To do:
In this exercise, return the whole listing exactly, excluding any images.

Source excerpt:
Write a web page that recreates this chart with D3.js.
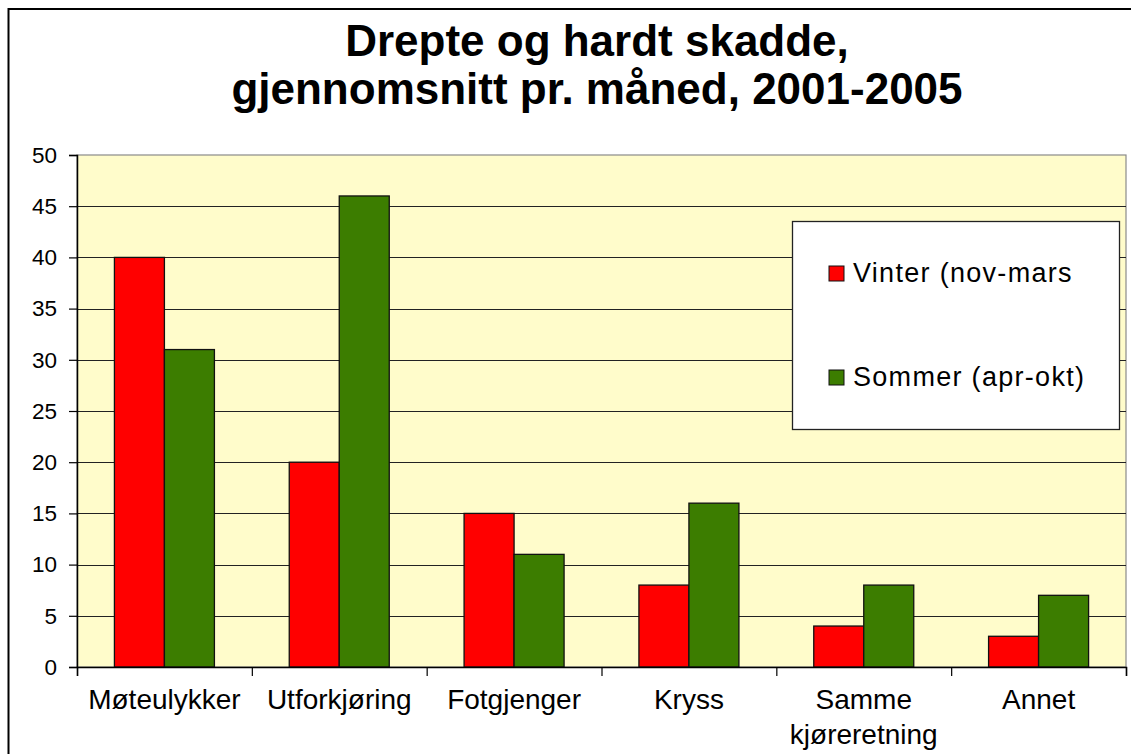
<!DOCTYPE html>
<html><head><meta charset="utf-8">
<script src="https://cdn.jsdelivr.net/npm/d3@7"></script>
<style>
html,body{margin:0;padding:0;background:#fff;}
svg{display:block;font-family:"Liberation Sans",Arial,sans-serif;}
</style></head>
<body>
<svg id="chart" width="1131" height="754"></svg>
<script>
const titleLines = ["Drepte og hardt skadde,", "gjennomsnitt pr. måned, 2001-2005"];
const categories = ["Møteulykker", "Utforkjøring", "Fotgjenger", "Kryss", "Samme kjøreretning", "Annet"];
const categoryLines = [["Møteulykker"], ["Utforkjøring"], ["Fotgjenger"], ["Kryss"], ["Samme", "kjøreretning"], ["Annet"]];
const seriesNames = ["Vinter (nov-mars", "Sommer (apr-okt)"];
const vinter = [40, 20, 15, 8, 4, 3];
const sommer = [31, 46, 11, 16, 8, 7];
const yTicks = [0, 5, 10, 15, 20, 25, 30, 35, 40, 45, 50];
const colors = ["#FF0000", "#3C7D00"];

const svg = d3.select("#chart");
const m = {left: 77, right: 1126, top: 155, bottom: 667};

// outer frame
svg.append("rect").attr("x", 8.5).attr("y", 9).attr("width", 1140).attr("height", 760)
  .attr("fill", "#fff").attr("stroke", "#000").attr("stroke-width", 2);

// title
svg.append("g").selectAll("text").data(titleLines).join("text")
  .attr("x", 597).attr("y", (d, i) => 56 + i * 48)
  .attr("text-anchor", "middle").attr("font-size", 44).attr("font-weight", "bold")
  .attr("fill", "#000").text(d => d);

const x0 = d3.scaleBand().domain(categories).range([m.left, m.right]);
const x1 = d3.scaleBand().domain(seriesNames).range([0, 100]);
const y = d3.scaleLinear().domain([0, 50]).range([m.bottom, m.top]);

// plot background
svg.append("rect").attr("x", m.left).attr("y", m.top)
  .attr("width", m.right - m.left).attr("height", m.bottom - m.top)
  .attr("fill", "#FFFCCB").attr("stroke", "#8a8a8a").attr("stroke-width", 1.2);

// gridlines
svg.append("g").selectAll("line").data(yTicks.filter(t => t > 0 && t < 50)).join("line")
  .attr("x1", m.left).attr("x2", m.right)
  .attr("y1", d => Math.round(y(d)) + 0.5).attr("y2", d => Math.round(y(d)) + 0.5)
  .attr("stroke", "#222").attr("stroke-width", 1.2);

// bars
const data = categories.map((c, i) => ({cat: c, vals: [vinter[i], sommer[i]]}));
const groups = svg.append("g").selectAll("g").data(data).join("g")
  .attr("transform", d => `translate(${x0(d.cat) + (x0.bandwidth() - 100) / 2},0)`);
groups.selectAll("rect").data(d => d.vals.map((v, j) => ({s: seriesNames[j], v, j}))).join("rect")
  .attr("x", d => x1(d.s)).attr("width", x1.bandwidth())
  .attr("y", d => y(d.v)).attr("height", d => y(0) - y(d.v))
  .attr("fill", d => colors[d.j]).attr("stroke", "#111").attr("stroke-width", 1.3);

// y axis
const yAxis = d3.axisLeft(y).tickValues(yTicks).tickSize(8).tickPadding(12);
const ya = svg.append("g").attr("transform", `translate(${m.left},0)`).call(yAxis);
ya.select(".domain").attr("stroke", "#000").attr("stroke-width", 1.5);
ya.selectAll(".tick line").attr("stroke", "#000").attr("stroke-width", 1.2);
ya.selectAll(".tick text").attr("font-size", 22.5).attr("fill", "#000")
  .attr("font-family", "Liberation Sans, Arial, sans-serif");

// x axis (ticks at band boundaries)
const xi = d3.scaleLinear().domain([0, categories.length]).range([m.left, m.right]);
const xAxis = d3.axisBottom(xi).tickValues(d3.range(0, categories.length + 1)).tickSize(9).tickFormat("");
const xa = svg.append("g").attr("transform", `translate(0,${m.bottom})`).call(xAxis);
xa.select(".domain").attr("stroke", "#000").attr("stroke-width", 1.5);
xa.selectAll(".tick line").attr("stroke", "#000").attr("stroke-width", 1.2);

// category labels
const lab = svg.append("g").selectAll("text").data(categories).join("text")
  .attr("x", d => x0(d) + x0.bandwidth() / 2).attr("y", 709)
  .attr("text-anchor", "middle").attr("font-size", 28).attr("fill", "#000");
lab.selectAll("tspan").data((d, i) => categoryLines[i]).join("tspan")
  .attr("x", function() { return this.parentNode.getAttribute("x"); })
  .attr("dy", (d, i) => i === 0 ? 0 : 35).text(d => d);

// legend
const lg = svg.append("g");
lg.append("rect").attr("x", 792.5).attr("y", 221.5).attr("width", 327).attr("height", 208)
  .attr("fill", "#fff").attr("stroke", "#222").attr("stroke-width", 1.3);
const items = lg.selectAll("g").data(seriesNames).join("g")
  .attr("transform", (d, i) => `translate(829,${266 + i * 104})`);
items.append("rect").attr("width", 15).attr("height", 15)
  .attr("fill", (d, i) => colors[i]).attr("stroke", "#111").attr("stroke-width", 1);
items.append("text").attr("x", 24).attr("y", 16).attr("font-size", 27).attr("fill", "#000")
  .attr("letter-spacing", 1.3).text(d => d);
</script>
</body></html>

Solution below:
Write a web page that recreates this chart with D3.js.
<!DOCTYPE html>
<html><head><meta charset="utf-8">
<script src="https://cdn.jsdelivr.net/npm/d3@7"></script>
<style>
html,body{margin:0;padding:0;background:#fff;}
svg{display:block;font-family:"Liberation Sans",Arial,sans-serif;}
</style></head>
<body>
<svg id="chart" width="1131" height="754"></svg>
<script>
const titleLines = ["Drepte og hardt skadde,", "gjennomsnitt pr. måned, 2001-2005"];
const categories = ["Møteulykker", "Utforkjøring", "Fotgjenger", "Kryss", "Samme kjøreretning", "Annet"];
const categoryLines = [["Møteulykker"], ["Utforkjøring"], ["Fotgjenger"], ["Kryss"], ["Samme", "kjøreretning"], ["Annet"]];
const seriesNames = ["Vinter (nov-mars", "Sommer (apr-okt)"];
const vinter = [40, 20, 15, 8, 4, 3];
const sommer = [31, 46, 11, 16, 8, 7];
const yTicks = [0, 5, 10, 15, 20, 25, 30, 35, 40, 45, 50];
const colors = ["#FF0000", "#3C7D00"];

const svg = d3.select("#chart");
const m = {left: 77, right: 1126, top: 155, bottom: 667};

// outer frame
svg.append("rect").attr("x", 8.5).attr("y", 9).attr("width", 1140).attr("height", 760)
  .attr("fill", "#fff").attr("stroke", "#000").attr("stroke-width", 2);

// title
svg.append("g").selectAll("text").data(titleLines).join("text")
  .attr("x", 597).attr("y", (d, i) => 56 + i * 48)
  .attr("text-anchor", "middle").attr("font-size", 44).attr("font-weight", "bold")
  .attr("fill", "#000").text(d => d);

const x0 = d3.scaleBand().domain(categories).range([m.left, m.right]);
const x1 = d3.scaleBand().domain(seriesNames).range([0, 100]);
const y = d3.scaleLinear().domain([0, 50]).range([m.bottom, m.top]);

// plot background
svg.append("rect").attr("x", m.left).attr("y", m.top)
  .attr("width", m.right - m.left).attr("height", m.bottom - m.top)
  .attr("fill", "#FFFCCB").attr("stroke", "#8a8a8a").attr("stroke-width", 1.2);

// gridlines
svg.append("g").selectAll("line").data(yTicks.filter(t => t > 0 && t < 50)).join("line")
  .attr("x1", m.left).attr("x2", m.right)
  .attr("y1", d => Math.round(y(d)) + 0.5).attr("y2", d => Math.round(y(d)) + 0.5)
  .attr("stroke", "#222").attr("stroke-width", 1.2);

// bars
const data = categories.map((c, i) => ({cat: c, vals: [vinter[i], sommer[i]]}));
const groups = svg.append("g").selectAll("g").data(data).join("g")
  .attr("transform", d => `translate(${x0(d.cat) + (x0.bandwidth() - 100) / 2},0)`);
groups.selectAll("rect").data(d => d.vals.map((v, j) => ({s: seriesNames[j], v, j}))).join("rect")
  .attr("x", d => x1(d.s)).attr("width", x1.bandwidth())
  .attr("y", d => y(d.v)).attr("height", d => y(0) - y(d.v))
  .attr("fill", d => colors[d.j]).attr("stroke", "#111").attr("stroke-width", 1.3);

// y axis
const yAxis = d3.axisLeft(y).tickValues(yTicks).tickSize(8).tickPadding(12);
const ya = svg.append("g").attr("transform", `translate(${m.left},0)`).call(yAxis);
ya.select(".domain").attr("stroke", "#000").attr("stroke-width", 1.5);
ya.selectAll(".tick line").attr("stroke", "#000").attr("stroke-width", 1.2);
ya.selectAll(".tick text").attr("font-size", 22.5).attr("fill", "#000")
  .attr("font-family", "Liberation Sans, Arial, sans-serif");

// x axis (ticks at band boundaries)
const xi = d3.scaleLinear().domain([0, categories.length]).range([m.left, m.right]);
const xAxis = d3.axisBottom(xi).tickValues(d3.range(0, categories.length + 1)).tickSize(9).tickFormat("");
const xa = svg.append("g").attr("transform", `translate(0,${m.bottom})`).call(xAxis);
xa.select(".domain").attr("stroke", "#000").attr("stroke-width", 1.5);
xa.selectAll(".tick line").attr("stroke", "#000").attr("stroke-width", 1.2);

// category labels
const lab = svg.append("g").selectAll("text").data(categories).join("text")
  .attr("x", d => x0(d) + x0.bandwidth() / 2).attr("y", 709)
  .attr("text-anchor", "middle").attr("font-size", 28).attr("fill", "#000");
lab.selectAll("tspan").data((d, i) => categoryLines[i]).join("tspan")
  .attr("x", function() { return this.parentNode.getAttribute("x"); })
  .attr("dy", (d, i) => i === 0 ? 0 : 35).text(d => d);

// legend
const lg = svg.append("g");
lg.append("rect").attr("x", 792.5).attr("y", 221.5).attr("width", 327).attr("height", 208)
  .attr("fill", "#fff").attr("stroke", "#222").attr("stroke-width", 1.3);
const items = lg.selectAll("g").data(seriesNames).join("g")
  .attr("transform", (d, i) => `translate(829,${266 + i * 104})`);
items.append("rect").attr("width", 15).attr("height", 15)
  .attr("fill", (d, i) => colors[i]).attr("stroke", "#111").attr("stroke-width", 1);
items.append("text").attr("x", 24).attr("y", 16).attr("font-size", 27).attr("fill", "#000")
  .attr("letter-spacing", 1.3).text(d => d);
</script>
</body></html>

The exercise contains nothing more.